Борис Николаевич Чичерин (26 мая 1828, село Караул, Тамбовская губерния - 3 февраля 1904, там же) - русский правовед, один из основоположников конституционного права России, философ, историк, публицист и педагог. Почётный член Петербургской Академии наук (1893). Почётный член Московского университета (1900). Гегельянец. Дядя будущего наркома иностранных дел РСФСР и СССР Г. В. Чичерина.

Биография

Б. Н. Чичерин происходил из старинного дворянского рода Чичериных; был старшим сыном - в исповедной ведомости Преображенского кафедрального собора Тамбова за 1843-1844 год семья была указана в следующем составе: поручик Николай Васильевич Чичерин 41 год, жена его Екатерина Борисовна 35 лет.

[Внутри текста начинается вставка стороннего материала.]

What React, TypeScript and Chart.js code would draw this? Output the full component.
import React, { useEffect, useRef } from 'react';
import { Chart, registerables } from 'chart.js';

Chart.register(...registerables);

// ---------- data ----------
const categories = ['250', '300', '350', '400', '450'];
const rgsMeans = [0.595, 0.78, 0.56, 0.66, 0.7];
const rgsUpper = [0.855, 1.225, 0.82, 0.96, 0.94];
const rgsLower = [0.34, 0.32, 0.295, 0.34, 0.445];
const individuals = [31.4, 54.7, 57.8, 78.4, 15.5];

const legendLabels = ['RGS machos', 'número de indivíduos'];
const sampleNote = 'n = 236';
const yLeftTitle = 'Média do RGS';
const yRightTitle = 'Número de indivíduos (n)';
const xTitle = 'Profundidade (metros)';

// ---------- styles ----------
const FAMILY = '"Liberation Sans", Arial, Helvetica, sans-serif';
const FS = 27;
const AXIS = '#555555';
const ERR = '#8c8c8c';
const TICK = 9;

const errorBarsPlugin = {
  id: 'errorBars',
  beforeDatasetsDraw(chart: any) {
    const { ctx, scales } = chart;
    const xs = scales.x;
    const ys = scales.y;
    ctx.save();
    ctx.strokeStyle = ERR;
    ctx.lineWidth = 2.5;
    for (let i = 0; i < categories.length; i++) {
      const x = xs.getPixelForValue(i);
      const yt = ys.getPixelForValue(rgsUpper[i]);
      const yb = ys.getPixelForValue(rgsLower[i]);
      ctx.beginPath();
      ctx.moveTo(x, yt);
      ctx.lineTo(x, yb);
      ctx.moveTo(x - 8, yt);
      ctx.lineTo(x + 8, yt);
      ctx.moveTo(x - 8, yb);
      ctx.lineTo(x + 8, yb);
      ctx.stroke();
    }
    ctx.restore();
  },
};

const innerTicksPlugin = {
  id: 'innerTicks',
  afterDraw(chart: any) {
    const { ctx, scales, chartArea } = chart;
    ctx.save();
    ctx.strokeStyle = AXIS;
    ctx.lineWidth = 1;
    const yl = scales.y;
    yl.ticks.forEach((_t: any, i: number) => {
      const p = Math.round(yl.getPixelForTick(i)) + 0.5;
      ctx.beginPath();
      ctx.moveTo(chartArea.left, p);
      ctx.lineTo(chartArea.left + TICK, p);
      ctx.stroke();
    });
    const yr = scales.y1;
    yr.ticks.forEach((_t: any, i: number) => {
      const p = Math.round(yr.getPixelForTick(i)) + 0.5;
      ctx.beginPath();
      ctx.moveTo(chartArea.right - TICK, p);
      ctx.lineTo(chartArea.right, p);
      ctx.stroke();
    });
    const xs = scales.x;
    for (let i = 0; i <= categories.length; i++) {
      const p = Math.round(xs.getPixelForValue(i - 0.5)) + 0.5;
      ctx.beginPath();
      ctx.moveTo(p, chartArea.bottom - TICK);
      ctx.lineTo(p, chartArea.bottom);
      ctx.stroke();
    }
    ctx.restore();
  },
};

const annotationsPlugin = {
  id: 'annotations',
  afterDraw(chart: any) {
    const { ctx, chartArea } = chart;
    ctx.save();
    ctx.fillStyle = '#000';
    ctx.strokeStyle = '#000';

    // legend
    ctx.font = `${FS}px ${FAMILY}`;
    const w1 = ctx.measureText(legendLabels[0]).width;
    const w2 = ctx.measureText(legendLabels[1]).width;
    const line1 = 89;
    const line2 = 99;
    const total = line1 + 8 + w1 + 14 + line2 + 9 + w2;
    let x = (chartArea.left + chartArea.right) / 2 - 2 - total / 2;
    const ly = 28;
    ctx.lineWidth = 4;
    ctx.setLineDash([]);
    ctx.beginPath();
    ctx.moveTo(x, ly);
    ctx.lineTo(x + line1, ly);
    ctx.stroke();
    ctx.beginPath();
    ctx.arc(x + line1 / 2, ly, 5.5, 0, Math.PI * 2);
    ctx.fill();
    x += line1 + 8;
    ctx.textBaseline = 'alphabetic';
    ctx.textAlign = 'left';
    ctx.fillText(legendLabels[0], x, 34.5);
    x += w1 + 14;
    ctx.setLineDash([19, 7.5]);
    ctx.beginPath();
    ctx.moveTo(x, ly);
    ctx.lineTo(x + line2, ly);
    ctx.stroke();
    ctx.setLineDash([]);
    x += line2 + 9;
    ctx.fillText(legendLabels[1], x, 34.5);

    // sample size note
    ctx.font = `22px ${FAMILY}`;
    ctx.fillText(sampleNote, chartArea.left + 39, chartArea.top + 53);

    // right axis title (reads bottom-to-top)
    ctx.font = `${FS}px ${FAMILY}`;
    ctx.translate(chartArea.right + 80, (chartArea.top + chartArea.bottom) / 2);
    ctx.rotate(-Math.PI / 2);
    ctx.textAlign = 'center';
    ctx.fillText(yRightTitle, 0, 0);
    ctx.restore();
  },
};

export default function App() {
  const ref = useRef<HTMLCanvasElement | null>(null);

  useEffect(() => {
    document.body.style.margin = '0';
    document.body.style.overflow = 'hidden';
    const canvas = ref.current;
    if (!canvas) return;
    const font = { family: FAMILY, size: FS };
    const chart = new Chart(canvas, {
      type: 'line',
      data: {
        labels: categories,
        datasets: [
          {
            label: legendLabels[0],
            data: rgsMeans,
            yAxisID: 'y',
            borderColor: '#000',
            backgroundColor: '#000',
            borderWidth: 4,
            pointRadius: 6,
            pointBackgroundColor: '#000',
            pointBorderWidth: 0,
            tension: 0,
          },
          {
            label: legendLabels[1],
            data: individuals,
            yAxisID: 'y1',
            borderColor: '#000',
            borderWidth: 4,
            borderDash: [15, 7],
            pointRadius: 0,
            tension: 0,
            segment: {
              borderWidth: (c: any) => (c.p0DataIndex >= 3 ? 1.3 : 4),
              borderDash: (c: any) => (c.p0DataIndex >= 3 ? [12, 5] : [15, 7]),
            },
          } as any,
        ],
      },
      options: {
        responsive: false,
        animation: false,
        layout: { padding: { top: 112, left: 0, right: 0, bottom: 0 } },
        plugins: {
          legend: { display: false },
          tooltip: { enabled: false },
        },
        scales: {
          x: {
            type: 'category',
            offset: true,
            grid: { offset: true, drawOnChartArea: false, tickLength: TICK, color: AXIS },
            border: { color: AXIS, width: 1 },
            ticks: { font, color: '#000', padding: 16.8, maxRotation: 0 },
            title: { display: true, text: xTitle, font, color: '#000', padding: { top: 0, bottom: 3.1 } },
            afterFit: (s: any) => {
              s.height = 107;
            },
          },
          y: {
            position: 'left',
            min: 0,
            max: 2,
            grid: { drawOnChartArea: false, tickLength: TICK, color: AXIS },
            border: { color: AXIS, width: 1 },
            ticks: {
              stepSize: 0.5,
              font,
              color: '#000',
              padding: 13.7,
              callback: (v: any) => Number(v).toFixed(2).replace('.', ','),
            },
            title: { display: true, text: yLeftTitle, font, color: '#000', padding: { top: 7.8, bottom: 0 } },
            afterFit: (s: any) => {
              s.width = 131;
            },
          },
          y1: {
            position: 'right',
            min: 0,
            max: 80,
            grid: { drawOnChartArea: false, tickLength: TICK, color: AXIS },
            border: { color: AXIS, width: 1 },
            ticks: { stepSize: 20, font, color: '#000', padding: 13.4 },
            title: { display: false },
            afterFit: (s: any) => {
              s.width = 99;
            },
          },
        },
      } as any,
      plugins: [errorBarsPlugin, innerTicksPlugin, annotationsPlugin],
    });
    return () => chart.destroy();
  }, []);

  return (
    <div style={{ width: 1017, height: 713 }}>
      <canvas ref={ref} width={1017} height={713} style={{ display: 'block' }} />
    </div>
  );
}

Дети их: Борис 15 лет, Василий 13 лет, Владимир 12 лет, Аркадий 11 лет, Андрей 9 лет, Сергей 7 лет, Пётр 5 лет, Александра 4 года.. Детство прошло в тамбовском имении отца Караул, приобретённом в 1837 году. Получил домашнее образование. Среди учителей был К. Н. Бестужев-Рюмин.

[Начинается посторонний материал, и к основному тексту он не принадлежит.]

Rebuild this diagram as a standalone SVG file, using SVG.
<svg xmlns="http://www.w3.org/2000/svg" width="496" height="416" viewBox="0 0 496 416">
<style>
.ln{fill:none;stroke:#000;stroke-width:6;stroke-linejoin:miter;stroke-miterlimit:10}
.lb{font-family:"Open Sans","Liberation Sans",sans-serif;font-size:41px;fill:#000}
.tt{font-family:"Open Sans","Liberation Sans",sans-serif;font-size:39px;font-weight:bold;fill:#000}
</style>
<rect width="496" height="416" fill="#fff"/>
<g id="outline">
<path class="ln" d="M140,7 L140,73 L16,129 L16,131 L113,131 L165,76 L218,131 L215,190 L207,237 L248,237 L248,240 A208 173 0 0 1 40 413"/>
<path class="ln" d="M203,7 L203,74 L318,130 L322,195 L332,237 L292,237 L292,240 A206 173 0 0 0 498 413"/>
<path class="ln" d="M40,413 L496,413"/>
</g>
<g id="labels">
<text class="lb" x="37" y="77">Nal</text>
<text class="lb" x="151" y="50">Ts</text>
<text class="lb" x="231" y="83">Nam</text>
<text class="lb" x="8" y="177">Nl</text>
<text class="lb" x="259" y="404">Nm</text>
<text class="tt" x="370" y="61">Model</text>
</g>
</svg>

В 1845-1849 годах - студент юридического факультета Московского университета; среди преподавателей были Т. Н. Грановский, С. М. Соловьев, К. Д. Кавелин. Большое влияние на формирование взглядов Чичерина оказал Т. Н. Грановский, с которым его познакомил старый друг отца писатель Н. Ф. Павлов. Недолгое увлечение славянофильством сменилось сближением с западничеством.

В конце 1840-х - начале 1850-х годов познакомился с П. В. Анненковым, А. И. Герценом, К. Д. Кавелиным, И. С. Тургеневым. Изучал работы Гегеля; испытал значительное влияние идей французских политических мыслителей. По окончании университета жил в родовом селе.

В 1853 году представил к защите магистерскую диссертацию «Областные учреждения России в XVII веке», которая была отклонена с заключением, что в ней в ложном свете представлена деятельность старой администрации России. Диссертация была защищена лишь в 1857 году после некоторого ослабления цензуры.

В 1857 году познакомился с Л. Н. Толстым, с которым у него на несколько лет установились близкие отношения. В 1858-1861 годах Чичерин совершил заграничное путешествие, во время которого знакомился с европейскими политическими учениями. В 1858 году в Лондоне встречается с А. И. Герценом, который опубликовал «Современные задачи русской жизни» Чичерина в «Голосах из России». Чичерин имел в русском обществе уже в ранние свои годы репутацию консерватора. Был приглашен в учителя к наследнику при Александре II: с 1863 года до смерти цесаревича Николая Александровича в 1865 году, преподавал ему государственное право.

Во время путешествия в свите наследника престола в 1865 году, в Риме, он познакомился с Алексеем Васильевичем Капнистом и его старшей дочерью Александрой, спустя 6 лет, 25 апреля 1871 года, ставшей его женой: венчание состоялось в церкви мученицы Татьяны Московского университета.

В 1861-1867 годах Чичерин - экстраординарный профессор Московского университета по кафедре государственного права; в своей фундаментальной работе «О народном представительстве» (докторская диссертация Чичерина была опубликована в 1866 году и переиздана в 1899 году) впервые в русской юридической литературе проследил развитие институтов парламентаризма у европейских народов. Относительно их применимости к тогдашней России Чичерин писал: «Не скрою, что я люблю свободные учреждения; но я не считаю их приложимыми всегда и везде, и предпочитаю честное самодержавие несостоятельному представительству». В 1868 году вместе с рядом других профессоров вышел в отставку в знак протеста против курса Министерства народного просвещения.

В конце 1871 года был избран в совет директоров Тамбово-Саратовской железной дороги.

После поездки в Париж вновь поселился в родовом имении Караул. Занялся земской деятельностью; был товарищем (заместителем) председателя Комиссии, учреждённой для исследования железнодорожного дела в России. В эти годы им написаны и изданы в Москве «История политических учений» (ч. 1-2, 1869-1872), «Наука и религия» (1879).